Code that draws figures:
★ ★ ★ ★
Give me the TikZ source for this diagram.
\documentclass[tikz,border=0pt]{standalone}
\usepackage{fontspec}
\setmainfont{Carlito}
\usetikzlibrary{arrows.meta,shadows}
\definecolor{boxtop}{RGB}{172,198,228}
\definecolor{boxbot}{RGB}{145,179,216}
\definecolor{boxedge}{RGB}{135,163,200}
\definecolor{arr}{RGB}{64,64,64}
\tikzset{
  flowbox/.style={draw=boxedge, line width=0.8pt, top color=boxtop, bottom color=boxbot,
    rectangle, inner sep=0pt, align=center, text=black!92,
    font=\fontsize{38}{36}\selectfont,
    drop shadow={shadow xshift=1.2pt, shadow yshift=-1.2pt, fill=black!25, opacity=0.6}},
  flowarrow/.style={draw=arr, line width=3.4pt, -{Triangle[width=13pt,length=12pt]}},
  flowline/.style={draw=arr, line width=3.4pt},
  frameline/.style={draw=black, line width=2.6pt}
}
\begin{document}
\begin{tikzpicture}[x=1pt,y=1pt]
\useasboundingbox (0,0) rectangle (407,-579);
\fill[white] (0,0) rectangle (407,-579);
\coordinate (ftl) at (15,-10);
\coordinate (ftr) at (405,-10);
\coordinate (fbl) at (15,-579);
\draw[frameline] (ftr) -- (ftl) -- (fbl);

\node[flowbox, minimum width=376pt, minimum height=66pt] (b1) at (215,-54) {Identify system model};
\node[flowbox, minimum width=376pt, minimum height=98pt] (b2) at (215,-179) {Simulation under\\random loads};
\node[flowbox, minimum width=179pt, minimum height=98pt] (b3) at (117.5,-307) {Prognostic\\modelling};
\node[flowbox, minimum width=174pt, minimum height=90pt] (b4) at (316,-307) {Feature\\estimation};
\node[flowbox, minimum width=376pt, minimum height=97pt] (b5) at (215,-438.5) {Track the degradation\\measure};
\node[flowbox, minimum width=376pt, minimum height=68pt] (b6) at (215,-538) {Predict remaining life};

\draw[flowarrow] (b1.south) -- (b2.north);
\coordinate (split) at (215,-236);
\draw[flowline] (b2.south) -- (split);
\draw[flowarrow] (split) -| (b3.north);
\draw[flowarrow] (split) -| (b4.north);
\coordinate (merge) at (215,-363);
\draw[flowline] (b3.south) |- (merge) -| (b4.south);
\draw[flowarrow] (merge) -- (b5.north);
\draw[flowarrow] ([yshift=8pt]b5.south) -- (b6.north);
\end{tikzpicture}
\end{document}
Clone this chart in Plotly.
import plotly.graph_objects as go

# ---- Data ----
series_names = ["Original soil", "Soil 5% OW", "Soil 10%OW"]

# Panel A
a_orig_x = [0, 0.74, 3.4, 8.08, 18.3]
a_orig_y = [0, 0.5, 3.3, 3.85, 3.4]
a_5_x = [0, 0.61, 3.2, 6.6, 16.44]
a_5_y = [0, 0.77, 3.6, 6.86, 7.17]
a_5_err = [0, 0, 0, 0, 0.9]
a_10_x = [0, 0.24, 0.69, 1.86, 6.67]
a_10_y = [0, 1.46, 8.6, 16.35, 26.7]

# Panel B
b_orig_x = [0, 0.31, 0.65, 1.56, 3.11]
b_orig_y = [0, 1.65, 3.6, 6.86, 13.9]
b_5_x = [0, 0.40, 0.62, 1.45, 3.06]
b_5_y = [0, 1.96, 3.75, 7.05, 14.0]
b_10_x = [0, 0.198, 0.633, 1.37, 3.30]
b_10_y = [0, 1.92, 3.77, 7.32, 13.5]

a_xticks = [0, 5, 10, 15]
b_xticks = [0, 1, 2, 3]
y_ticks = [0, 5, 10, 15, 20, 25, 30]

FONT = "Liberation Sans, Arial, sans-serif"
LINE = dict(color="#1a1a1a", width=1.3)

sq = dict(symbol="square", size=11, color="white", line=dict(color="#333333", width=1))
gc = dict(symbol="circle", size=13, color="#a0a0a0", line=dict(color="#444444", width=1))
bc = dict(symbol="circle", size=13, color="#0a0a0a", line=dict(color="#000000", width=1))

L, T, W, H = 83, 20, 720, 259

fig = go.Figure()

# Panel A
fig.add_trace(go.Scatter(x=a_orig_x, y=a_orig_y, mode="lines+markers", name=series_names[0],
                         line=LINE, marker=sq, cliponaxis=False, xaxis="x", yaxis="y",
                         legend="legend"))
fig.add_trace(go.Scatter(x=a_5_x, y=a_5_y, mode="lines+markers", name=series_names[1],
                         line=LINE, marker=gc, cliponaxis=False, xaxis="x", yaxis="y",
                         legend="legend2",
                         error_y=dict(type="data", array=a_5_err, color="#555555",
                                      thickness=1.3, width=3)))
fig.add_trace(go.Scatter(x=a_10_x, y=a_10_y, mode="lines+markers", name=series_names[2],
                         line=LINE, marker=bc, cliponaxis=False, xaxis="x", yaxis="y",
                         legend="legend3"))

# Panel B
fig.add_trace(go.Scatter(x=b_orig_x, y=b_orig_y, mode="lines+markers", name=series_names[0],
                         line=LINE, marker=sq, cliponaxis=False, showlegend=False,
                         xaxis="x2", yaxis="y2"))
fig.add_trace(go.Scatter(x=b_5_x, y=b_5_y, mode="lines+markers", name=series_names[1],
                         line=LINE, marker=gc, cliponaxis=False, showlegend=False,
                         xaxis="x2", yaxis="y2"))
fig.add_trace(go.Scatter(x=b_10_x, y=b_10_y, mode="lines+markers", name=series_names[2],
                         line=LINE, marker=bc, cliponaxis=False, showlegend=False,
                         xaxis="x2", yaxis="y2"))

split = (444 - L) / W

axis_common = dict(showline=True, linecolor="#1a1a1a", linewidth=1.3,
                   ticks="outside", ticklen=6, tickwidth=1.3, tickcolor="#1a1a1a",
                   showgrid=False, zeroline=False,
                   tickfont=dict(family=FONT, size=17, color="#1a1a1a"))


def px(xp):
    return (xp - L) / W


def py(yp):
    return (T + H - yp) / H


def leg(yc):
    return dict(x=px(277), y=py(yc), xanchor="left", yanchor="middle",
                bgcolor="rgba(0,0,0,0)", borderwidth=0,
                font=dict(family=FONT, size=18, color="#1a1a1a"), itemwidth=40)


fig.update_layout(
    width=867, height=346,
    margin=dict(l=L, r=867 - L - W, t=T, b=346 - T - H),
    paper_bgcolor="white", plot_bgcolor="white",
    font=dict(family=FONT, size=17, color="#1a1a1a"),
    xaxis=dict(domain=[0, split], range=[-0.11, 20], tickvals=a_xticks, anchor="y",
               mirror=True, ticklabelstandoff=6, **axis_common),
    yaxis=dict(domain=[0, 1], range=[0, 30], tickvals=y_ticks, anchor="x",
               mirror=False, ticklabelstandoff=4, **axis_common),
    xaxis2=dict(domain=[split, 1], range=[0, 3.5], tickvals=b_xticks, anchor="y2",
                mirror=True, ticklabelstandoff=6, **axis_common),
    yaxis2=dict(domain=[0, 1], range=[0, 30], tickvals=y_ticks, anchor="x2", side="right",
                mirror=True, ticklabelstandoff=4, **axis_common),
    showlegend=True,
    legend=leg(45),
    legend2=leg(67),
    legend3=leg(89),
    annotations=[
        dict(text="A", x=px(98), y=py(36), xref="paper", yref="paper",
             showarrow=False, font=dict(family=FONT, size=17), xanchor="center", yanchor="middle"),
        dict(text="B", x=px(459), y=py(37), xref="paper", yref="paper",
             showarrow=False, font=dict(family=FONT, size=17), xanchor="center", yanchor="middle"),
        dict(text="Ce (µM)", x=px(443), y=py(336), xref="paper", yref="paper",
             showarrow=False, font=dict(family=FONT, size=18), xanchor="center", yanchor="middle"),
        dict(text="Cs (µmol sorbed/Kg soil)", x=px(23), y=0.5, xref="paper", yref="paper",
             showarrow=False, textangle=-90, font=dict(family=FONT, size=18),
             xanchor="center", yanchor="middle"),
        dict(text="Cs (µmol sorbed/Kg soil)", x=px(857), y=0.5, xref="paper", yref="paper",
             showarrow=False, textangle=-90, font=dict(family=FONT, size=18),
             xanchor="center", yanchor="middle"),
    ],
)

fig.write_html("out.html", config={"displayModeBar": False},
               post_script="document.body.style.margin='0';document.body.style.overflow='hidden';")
★ ★ ★ ★
What to do — Show the lines where the word "this" appears in the entries.

Reply to the task —
Give me the TikZ source for this diagram.
Clone this chart in Plotly.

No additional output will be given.